Looks like the proxy advisers, however, are still willing to stand in the ESG corner.

 

Falling short of the line

Bad news, this time from Women on Boards, the campaign body. Their research shows fewer than 1% of top four boards roles are held by women of colour, a figure that points to a concerning lack of diversity.

The study finds 13% of top jobs—chair, CEO, CFO and senior independent director (SID)—are held by women across FTSE and AIM listings. But it is AIM that stands out as the major shirkers, with only 0.3% of those jobs in the index currently held by women.

By contrast, the FTSE100 has 24% of the big four posts occupied by women, the FTSE 250, 19.6%.

Fiona Hathorn, chief executive of Women on Boards, says targets have helped improve representation but argues it is now time to focus on smaller listed companies and ensuring diversity is managed across the intersection of gender and ethnicity.

“There is persistent underrepresentation of women and especially women of colour in positions of power,” she says.

“We need firms across the FTSE SmallCap and AIM to urgently act on creating greater diversity at all levels. Measure it, report it, make it public—or the laggards will continue to simply opt out.”

 

Over the border

At this UK election time, with all the mudslinging over whether or not taxes will or won’t go up, and amid an expanding betting scandal, it’s nice to see audit reform hasn’t been completely forgotten.

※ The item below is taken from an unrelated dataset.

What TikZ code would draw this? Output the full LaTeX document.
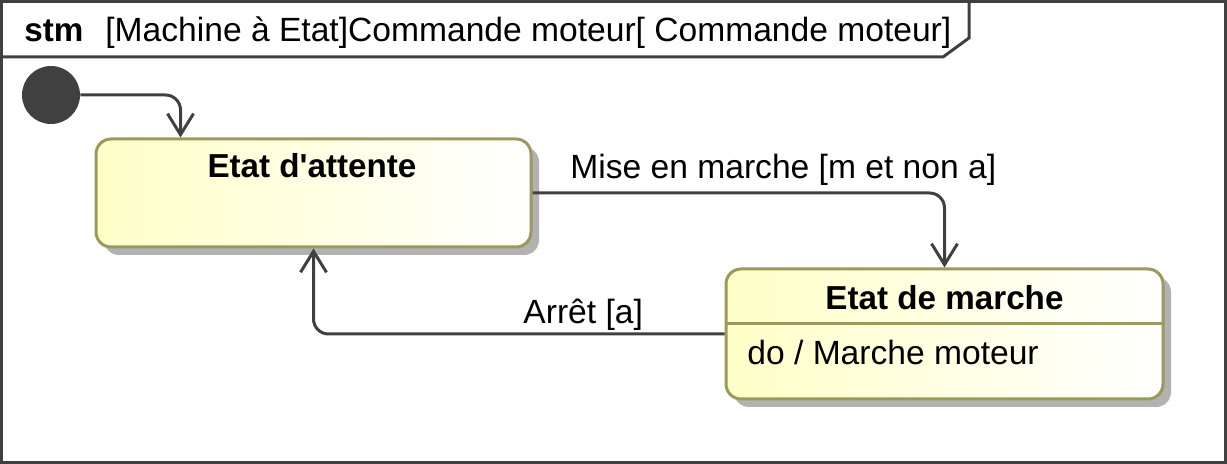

Though the topic was ignored in the party manifestos published last week, accountants north of the border say audit reform must return to the political agenda post-election.

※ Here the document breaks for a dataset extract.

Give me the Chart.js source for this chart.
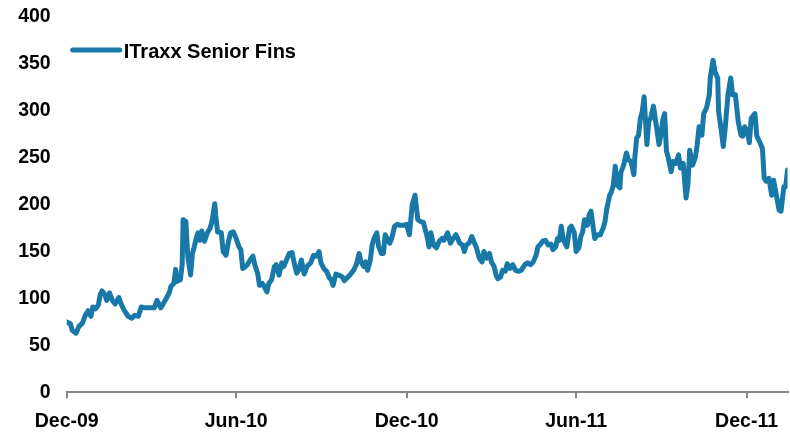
<!DOCTYPE html>
<html>
<head>
<meta charset="utf-8">
<script src="https://cdn.jsdelivr.net/npm/chart.js@4"></script>
<style>
  html, body { margin: 0; padding: 0; background: #fff; }
  #wrap { width: 790px; height: 434px; }
</style>
</head>
<body>
<div id="wrap"><canvas id="c" width="790" height="434"></canvas></div>
<script>
// Series label
const seriesLabel = 'ITraxx Senior Fins';

// Days since 1-Dec-2009 (x values)
const days = [
  0,4,6,10,13,17,20,23,26,28,31,34,36,38,41,43,46,49,52,56,59,62,66,70,73,77,80,84,89,94,
  97,101,104,108,110,112,115,117,118,122,124,125,128,130,133,135,137,139,141,143,145,148,151,154,156,159,160,162,166,168,
  171,174,176,179,182,185,187,189,192,194,197,200,202,205,207,210,212,215,217,220,223,225,228,231,233,236,239,242,244,247,
  249,252,255,258,262,265,268,271,273,276,279,282,284,286,289,292,296,298,302,305,308,311,314,316,319,321,323,326,328,330,
  333,335,338,340,342,345,347,349,352,355,358,362,365,368,371,374,377,380,383,387,389,391,394,397,400,403,405,409,412,415,
  418,422,425,427,429,432,435,437,440,443,446,448,451,454,456,459,461,463,466,468,471,473,476,479,482,485,488,492,495,498,
  501,504,506,509,511,514,517,520,522,525,527,529,531,533,535,537,540,542,545,547,550,552,554,556,559,561,563,565,567,570,
  573,576,578,580,583,585,587,589,591,594,595,598,601,603,606,609,610,612,614,616,618,620,623,625,627,630,633,636,638,640,
  642,644,646,649,651,654,657,659,662,665,667,669,672,675,677,679,682,684,687,690,691,694,696,699,700,703,705,707,710,713,
  715,718,721,724,726,728,731,733,735,739,741,744,747,749,751,754,757,759,762,765,767,770,772,774
];

// iTraxx Senior Financials spread (bp)
const spread = [
  75,73,66,63,70,74,82,87,81,91,89,93,104,108,104,98,106,98,94,101,93,87,81,79,82,81,91,90,90,90,
  98,90,95,102,106,113,116,131,118,120,136,184,182,145,125,148,155,164,170,162,172,161,170,175,182,201,189,171,170,150,
  146,162,170,171,164,155,152,132,134,136,141,145,136,127,114,116,113,107,116,120,134,136,125,138,134,141,148,149,139,127,
  130,141,126,134,138,146,145,150,138,132,129,122,120,114,126,125,123,119,123,126,130,136,148,139,134,139,130,141,157,164,
  170,155,148,148,168,162,159,164,177,179,178,178,179,168,200,210,184,182,181,166,155,170,157,154,161,164,162,170,159,164,
  168,159,157,150,157,159,166,161,154,143,139,150,143,148,139,134,125,121,123,130,129,137,132,136,130,129,130,136,138,136,
  139,146,155,158,161,162,157,158,152,155,164,162,177,164,159,155,175,177,170,150,154,166,171,184,178,189,193,178,164,168,
  168,175,182,196,210,214,221,241,221,218,234,242,255,248,246,232,250,271,274,292,299,315,264,289,292,305,285,264,274,290,
  297,257,250,235,246,244,253,239,244,207,221,258,242,250,264,283,274,297,303,317,335,354,342,335,299,278,262,281,317,335,
  317,317,289,274,273,283,278,266,292,297,273,267,260,228,225,228,210,226,210,194,193,219,219,237
];

// X-axis ticks
const tickDays = [0, 182, 365, 547, 730];
const tickLabels = ['Dec-09', 'Jun-10', 'Dec-10', 'Jun-11', 'Dec-11'];

const lineColor = '#1878a8';
const axisGrey = '#868686';
const tickFont = { family: "'Liberation Sans', Arial, sans-serif", size: 19.5, weight: 'bold' };

const legendInChart = {
  id: 'legendInChart',
  afterDraw(chart) {
    const { ctx, chartArea } = chart;
    const ds = chart.data.datasets[0];
    const x0 = chartArea.left + 6;
    const y0 = chartArea.top + 33;
    ctx.save();
    ctx.strokeStyle = ds.borderColor;
    ctx.lineWidth = 5;
    ctx.lineCap = 'round';
    ctx.beginPath();
    ctx.moveTo(x0, y0);
    ctx.lineTo(x0 + 47, y0);
    ctx.stroke();
    ctx.fillStyle = '#000';
    ctx.font = "bold 20px 'Liberation Sans', Arial, sans-serif";
    ctx.textBaseline = 'middle';
    ctx.textAlign = 'left';
    ctx.fillText(ds.label, x0 + 51, y0 + 2);
    ctx.restore();
  }
};

new Chart(document.getElementById('c'), {
  type: 'line',
  data: {
    datasets: [{
      label: seriesLabel,
      data: days.map((d, i) => ({ x: d, y: spread[i] })),
      borderColor: lineColor,
      backgroundColor: lineColor,
      borderWidth: 5,
      pointRadius: 0,
      tension: 0,
      borderJoinStyle: 'round',
      borderCapStyle: 'round',
      fill: false
    }]
  },
  options: {
    responsive: false,
    animation: false,
    layout: { padding: { top: 17, right: 0, bottom: 0, left: 0 } },
    plugins: { legend: { display: false }, tooltip: { enabled: false } },
    scales: {
      x: {
        type: 'linear',
        min: 0,
        max: 774,
        afterBuildTicks: (axis) => { axis.ticks = tickDays.map(v => ({ value: v })); },
        afterFit: (axis) => { axis.height = 41.7; },
        grid: { display: true, drawOnChartArea: false, drawTicks: true, tickLength: 6, color: axisGrey, lineWidth: 2 },
        border: { display: true, color: axisGrey, width: 2 },
        ticks: {
          autoSkip: false,
          maxRotation: 0,
          padding: 12,
          color: '#000',
          font: tickFont,
          callback: (v, i) => tickLabels[i]
        }
      },
      y: {
        min: 0,
        max: 400,
        afterFit: (axis) => { axis.width = 66.7; axis.paddingTop = 0; axis.paddingBottom = 0; },
        grid: { display: false, drawTicks: false },
        border: { display: false },
        ticks: { stepSize: 50, padding: 16, color: '#000', font: tickFont }
      }
    }
  },
  plugins: [legendInChart]
});
</script>
</body>
</html>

Speaking for ICAS (the Institute of Chartered Accountants of Scotland), chief executive Bruce Cartwright told the Daily Business : “We have seen an inexcusable lack of action from the UK government when it comes to audit reform and corporate governance reform.

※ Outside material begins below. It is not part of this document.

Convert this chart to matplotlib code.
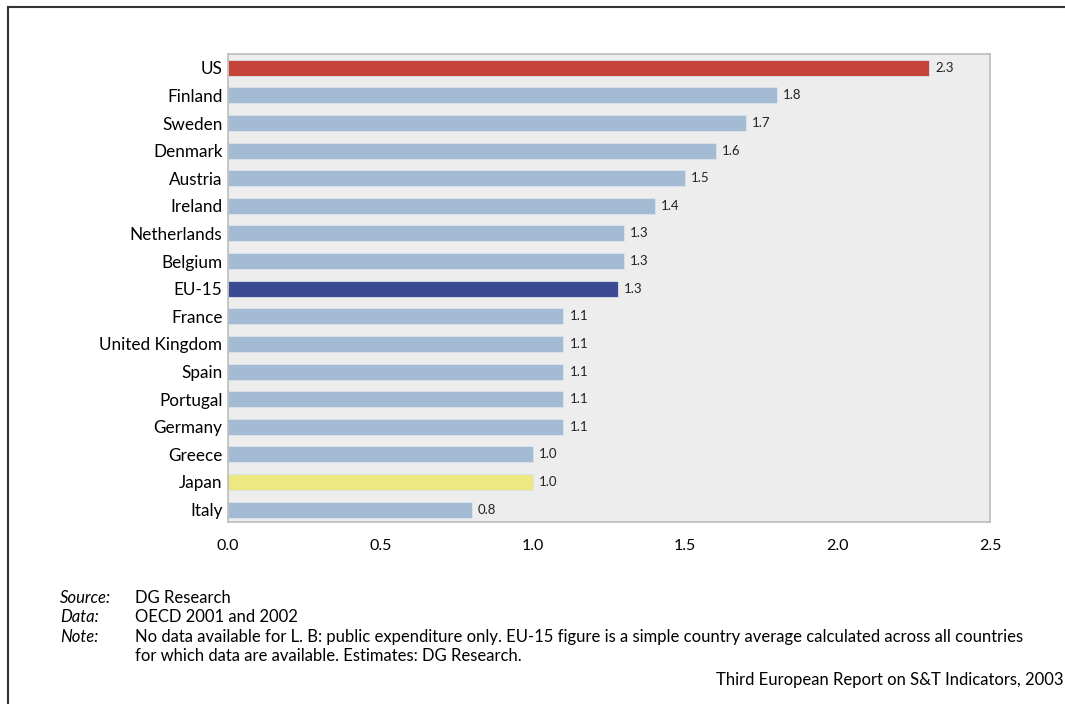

“We urge the next government to bring forward the legislation needed to tackle this issue head on. It’s too important to wait and incur even longer delays on this crucial issue of public trust.”

Dare Board Agenda suggest it, but the government really isn’t guilty of no action at all. It took action, but only to reverse the few reforms—fresh disclosures for audit policies—that it had decided to move forward. Those went the way of all things in October.

That said, the government has also remained sensory-deprivation-chamber silent on a promised new audit and reporting regulator and the introduction of managed shared audit.

The Financial Reporting Council has reviewed the UK Corporate Governance Code, but even that didn’t meet expectations. Many proposals with an audit reform flavour jettisoned (admittedly, the internal controls reforms were largely retained. Though it has to be said, many asked for those to be in primary legislation, not in the comply-or-explain governance code).

Audit reform has been under way since the collapse of Carillion in 2018. Despite three major reviews and endless words of debate, the big ticket items remain unaddressed.

No wonder Bruce has his tartan in a twist.

 

Overboarders

News from Hong Kong: regulators in the territory plan to tackle “overboarding” by limiting directors to no more than six board seats. That’s right: six.

In a statement reported by the South China Morning Post, Hong Kong’s stock exchange said: “It is important that directors have the time and capacity to meet all of their responsibilities, including when there are unforeseen events and in times of crisis.”

And Hong Kong has had its fair share of crises in recent times. Further changes will include a mandatory board performance review every two years, and mandatory CPD for directors.

Anyway, six. Think of the lunches. Best install that home gym.